# Performance TensorFlow==2.1.0 Software Stack Combinations Errors

The purpose of this notebook is to show the errors present in software stacks during run using PIimport.

## Inputs for Dataset created using Amun

All data have been gathered using [Amun Service](https://github.com/thoth-station/amun-api) and [Performance Indicators](https://github.com/thoth-station/performance) evaluated by Thoth Team.


## TensorFlow builds

Tensorflow builds have been created considering combinations of the following parameters:

**Software stacks and native dependencies**

All inspections use a combination of all stacks from the dependencies of TensorFlow in version 2.1.0. 


  * `upstream TensorFlow` - `tensorflow==2.1.0` available on PyPI (inspections prefixed with `tf`)

**OS images**

  * `rhel-8` 

**Python Interpreters**

  * `3.6` 
  
**Hardware**

No node pinning used, any hardware available on OCP is used. No GPU was used. 
Analysis across inspection run will show which hardware have been identified.

`Number of CPUs` used to run is selected a priori as input to Amun: 1

## Performance indicators
Performance Indicators (PI) used for performance analysis:

  * [import](https://github.com/thoth-station/performance/blob/master/tensorflow/import.py)

Each performance indicator was run `1 times` per inspection run (`batch size == 1`), performance indicators reported median of inspections to be further compared.

## Dataset content

Inspection specification, build logs, job logs, hardware information of the node where the performance indicator was run and the actual inspection job result are included in the dataset.

No buildtime errors spotted with the tested stack.

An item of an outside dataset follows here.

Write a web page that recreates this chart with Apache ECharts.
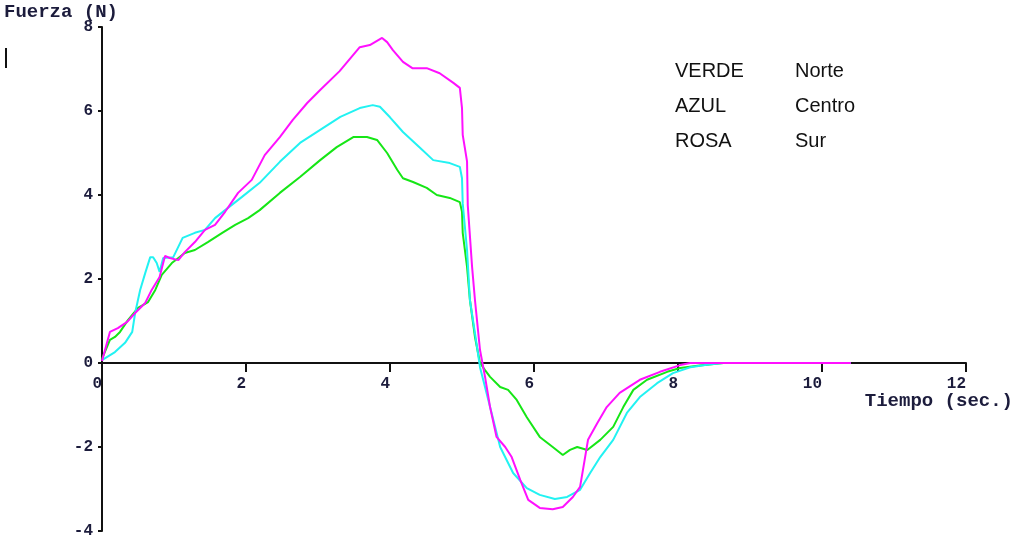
<!DOCTYPE html>
<html>
<head>
<meta charset="utf-8">
<title>Fuerza (N)</title>
<script src="https://cdn.jsdelivr.net/npm/echarts@6/dist/echarts.min.js"></script>
<style>
  html, body { margin: 0; padding: 0; background: #ffffff; }
  #chart { width: 1013px; height: 540px; }
</style>
</head>
<body>
<div id="chart"></div>
<script>
// Force readings (N) against time (s) for the three sensors.
const tiempoNorte = [0, 0.11, 0.18, 0.25, 0.36, 0.5, 0.64, 0.74, 0.83, 0.97, 1.15, 1.29, 1.47, 1.67, 1.85, 2.03, 2.19, 2.47, 2.75, 3.03, 3.26, 3.49, 3.68, 3.82, 3.96, 4.1, 4.18, 4.32, 4.51, 4.65, 4.83, 4.97, 5.0, 5.01, 5.07, 5.11, 5.18, 5.25, 5.32, 5.39, 5.53, 5.64, 5.76, 5.9, 6.08, 6.26, 6.4, 6.5, 6.6, 6.74, 6.92, 7.1, 7.24, 7.38, 7.57, 7.85, 8.03, 8.3, 8.63, 10.4];
const fuerzaNorte = [0.1, 0.55, 0.62, 0.74, 1.02, 1.31, 1.45, 1.74, 2.1, 2.38, 2.62, 2.69, 2.88, 3.1, 3.29, 3.45, 3.64, 4.05, 4.43, 4.83, 5.14, 5.38, 5.38, 5.31, 5.0, 4.6, 4.4, 4.31, 4.17, 4.0, 3.93, 3.83, 3.6, 3.1, 2.29, 1.5, 0.62, 0.0, -0.17, -0.33, -0.57, -0.64, -0.88, -1.29, -1.76, -2.0, -2.19, -2.07, -2.0, -2.07, -1.83, -1.52, -1.05, -0.64, -0.4, -0.21, -0.12, -0.06, 0, 0];

const tiempoCentro = [0, 0.18, 0.32, 0.42, 0.46, 0.53, 0.6, 0.67, 0.71, 0.76, 0.8, 0.85, 0.99, 1.12, 1.29, 1.43, 1.57, 1.71, 1.94, 2.19, 2.47, 2.75, 3.03, 3.31, 3.58, 3.76, 3.86, 4.0, 4.18, 4.42, 4.6, 4.83, 4.97, 5.0, 5.01, 5.07, 5.11, 5.18, 5.25, 5.39, 5.53, 5.71, 5.9, 6.08, 6.29, 6.46, 6.64, 6.78, 6.92, 7.1, 7.29, 7.47, 7.71, 7.93, 8.17, 8.4, 8.63, 10.4];
const fuerzaCentro = [0.07, 0.26, 0.48, 0.74, 1.19, 1.74, 2.14, 2.52, 2.52, 2.38, 2.17, 2.5, 2.52, 2.98, 3.1, 3.17, 3.45, 3.64, 3.95, 4.29, 4.79, 5.24, 5.55, 5.86, 6.07, 6.14, 6.1, 5.85, 5.5, 5.12, 4.83, 4.76, 4.67, 4.4, 3.8, 2.69, 1.5, 0.71, -0.1, -1.05, -2.0, -2.62, -2.98, -3.14, -3.24, -3.19, -3.02, -2.62, -2.24, -1.83, -1.19, -0.81, -0.48, -0.24, -0.1, -0.04, 0, 0];

const tiempoSur = [0, 0.11, 0.22, 0.35, 0.46, 0.6, 0.69, 0.8, 0.875, 0.94, 1.06, 1.15, 1.29, 1.43, 1.57, 1.71, 1.89, 2.08, 2.26, 2.47, 2.65, 2.85, 3.03, 3.3, 3.58, 3.72, 3.89, 3.96, 4.04, 4.18, 4.31, 4.51, 4.69, 4.88, 4.97, 5.0, 5.01, 5.07, 5.08, 5.14, 5.18, 5.25, 5.32, 5.39, 5.48, 5.6, 5.69, 5.81, 5.92, 6.08, 6.26, 6.4, 6.54, 6.64, 6.71, 6.75, 6.88, 7.01, 7.19, 7.47, 7.75, 8.03, 8.17, 10.4];
const fuerzaSur = [0.05, 0.74, 0.83, 0.98, 1.19, 1.43, 1.74, 2.05, 2.55, 2.5, 2.45, 2.64, 2.88, 3.17, 3.29, 3.6, 4.05, 4.36, 4.95, 5.38, 5.79, 6.19, 6.5, 6.95, 7.52, 7.57, 7.74, 7.64, 7.45, 7.17, 7.02, 7.02, 6.9, 6.67, 6.55, 6.07, 5.43, 4.8, 3.76, 2.29, 1.5, 0.31, -0.33, -1.05, -1.76, -2.0, -2.24, -2.79, -3.26, -3.45, -3.48, -3.43, -3.19, -2.95, -2.24, -1.83, -1.43, -1.05, -0.71, -0.4, -0.21, -0.05, 0, 0];

const colores = ['VERDE', 'AZUL', 'ROSA'];
const zonas = ['Norte', 'Centro', 'Sur'];

const Y_MIN = -4, Y_MAX = 8;
const GRID_TOP = 27, GRID_BOTTOM = 9, CHART_H = 540;

const pares = (t, v) => t.map((x, i) => [x, v[i]]);

const chart = echarts.init(document.getElementById('chart'), null, { renderer: 'canvas' });

const tickFont = {
  fontFamily: '"Liberation Mono", monospace',
  fontWeight: 'bold',
  fontSize: 16,
  color: '#1c1c3c'
};

// The time axis sits on the zero line: shift it up from the grid bottom.
const plotH = CHART_H - GRID_TOP - GRID_BOTTOM;
const zeroShift = plotH * (0 - Y_MIN) / (Y_MAX - Y_MIN);

const legendText = [];
colores.forEach((c, i) => {
  legendText.push({
    type: 'text', left: 675, top: 61 + i * 35,
    style: { text: c, font: '20px "Liberation Sans", Arial, sans-serif', fill: '#111' }
  });
  legendText.push({
    type: 'text', left: 795, top: 61 + i * 35,
    style: { text: zonas[i], font: '20px "Liberation Sans", Arial, sans-serif', fill: '#111' }
  });
});

chart.setOption({
  animation: false,
  backgroundColor: '#ffffff',
  grid: {
    left: 102, right: 47, top: GRID_TOP, bottom: GRID_BOTTOM,
    containLabel: false, outerBoundsMode: 'none'
  },
  xAxis: {
    type: 'value', min: 0, max: 12, interval: 2,
    position: 'bottom', offset: -zeroShift,
    axisLine: { onZero: false, lineStyle: { color: '#111', width: 2 } },
    axisTick: { show: true, length: 9, lineStyle: { color: '#111', width: 2 } },
    axisLabel: Object.assign({ margin: 13, align: 'right' }, tickFont),
    splitLine: { show: false }
  },
  yAxis: {
    type: 'value', min: Y_MIN, max: Y_MAX, interval: 2,
    axisLine: { show: true, onZero: false, lineStyle: { color: '#111', width: 2 } },
    axisTick: { show: true, length: 4, lineStyle: { color: '#111', width: 2 } },
    axisLabel: Object.assign({ margin: 9 }, tickFont),
    splitLine: { show: false }
  },
  graphic: [
    {
      type: 'text', left: 4, top: 3,
      style: { text: 'Fuerza (N)', font: 'bold 19px "Liberation Mono", monospace', fill: '#1c1c3c' }
    },
    {
      type: 'text', right: 0, top: 392,
      style: { text: 'Tiempo (sec.)', font: 'bold 19px "Liberation Mono", monospace', fill: '#1c1c3c' }
    },
    {
      type: 'rect', left: 5, top: 48,
      shape: { width: 2, height: 20 },
      style: { fill: '#111' }
    }
  ].concat(legendText),
  series: [
    {
      name: 'Norte', type: 'line', data: pares(tiempoNorte, fuerzaNorte),
      showSymbol: false, smooth: false,
      lineStyle: { color: '#16e616', width: 2 }, z: 2
    },
    {
      name: 'Centro', type: 'line', data: pares(tiempoCentro, fuerzaCentro),
      showSymbol: false, smooth: false,
      lineStyle: { color: '#22f2f2', width: 2 }, z: 3
    },
    {
      name: 'Sur', type: 'line', data: pares(tiempoSur, fuerzaSur),
      showSymbol: false, smooth: false,
      lineStyle: { color: '#ff10ff', width: 2 }, z: 4
    }
  ]
});
</script>
</body>
</html>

There are some runtime errors spotted with specific stack.


## Analysis

Analysis show which versions exactly failed during run, so that Thoth can discard packages failing during run.

## Assign environment variables and import libraries

In [None]:
%env THOTH_CEPH_KEY_ID=LLEzCoxu7pvjzO4inoL8
%env THOTH_CEPH_SECRET_KEY=1HnDVoIS2jt3h3xEpgeQlCX5+FeOUH0wOrvWVvZP
%env THOTH_CEPH_BUCKET_PREFIX=thoth
%env THOTH_S3_ENDPOINT_URL=https://s3-openshift-storage.apps.smaug.na.operate-first.cloud
%env THOTH_CEPH_BUCKET=opf-datacatalog
%env THOTH_DEPLOYMENT_NAME=datasets

In [None]:
from thoth.report_processing.components.inspection import AmunInspections
from thoth.report_processing.components.inspection import AmunInspectionsSummary
from thoth.report_processing.components.inspection import AmunInspectionsStatistics
from thoth.report_processing.components.inspection import AmunInspectionsFailedSummary

inspection = AmunInspections()
inspection_runs_summary = AmunInspectionsSummary()
inspection_statistics = AmunInspectionsStatistics()
inspection_failed_summary = AmunInspectionsFailedSummary()

import pandas as pd
pd.set_option('display.max_rows', 500)
pd.set_option('display.max_columns', 1000)
pd.set_option('display.width', 1500)
pd.set_option('display.max_colwidth', 400)
pd.options.plotting.backend = "plotly"  # Convert to matplotlib

In [None]:
inspections_identifiers = ['tf-dm-six']  # List of identifiers for the analysis

## Retrieve and process data

In [None]:
inspection_runs = inspection.aggregate_thoth_inspections_results(
    inspections_identifiers=inspections_identifiersS
)

In [None]:
processed_inspection_runs, failed_inspection_runs = inspection.process_inspection_runs(
    inspection_runs,
)

In [None]:
inspections_df = inspection.create_inspections_dataframe(
    processed_inspection_runs=processed_inspection_runs,
    include_statistics=True
)

In [None]:
inspections_df.head()

# Inspections summary report

In [None]:
report_results, _ = inspection_runs_summary.produce_summary_report(inspections_df=inspections_df)

## Hardware

In [None]:
report_results["hardware"]['platform'].head()

In [None]:
report_results["hardware"]['processor']

In [None]:
report_results["hardware"]['flags']

In [None]:
report_results["hardware"]['ncpus']

In [None]:
report_results["hardware"]['info']

## Operating System

In [None]:
report_results["base_image"]['base_image']

In [None]:
report_results["base_image"]['number_cpus_run']

## Performance Indicator

In [None]:
report_results["pi"]['pi']

## Software Stack

In [None]:
report_results["software_stack"]['requirements_locked'].head()

In [None]:
python_packages_dataframe, python_packages_versions = inspection.create_python_package_df(inspections_df=inspections_df)
python_packages_dataframe.head()

# Failed Inspection Summary

In [None]:
failed_inspections_df = inspection.create_inspections_dataframe(
    processed_inspection_runs=failed_inspection_runs,
)

In [None]:
failed_inspections_df.head()

In [None]:
comparison_df = inspection_failed_summary.show_software_stack_differences(
    inspections_df,
    failed_inspections_df
)
comparison_df

In [None]:
comparison_df[comparison_df['package'].isin(['six', 'urllib3'])]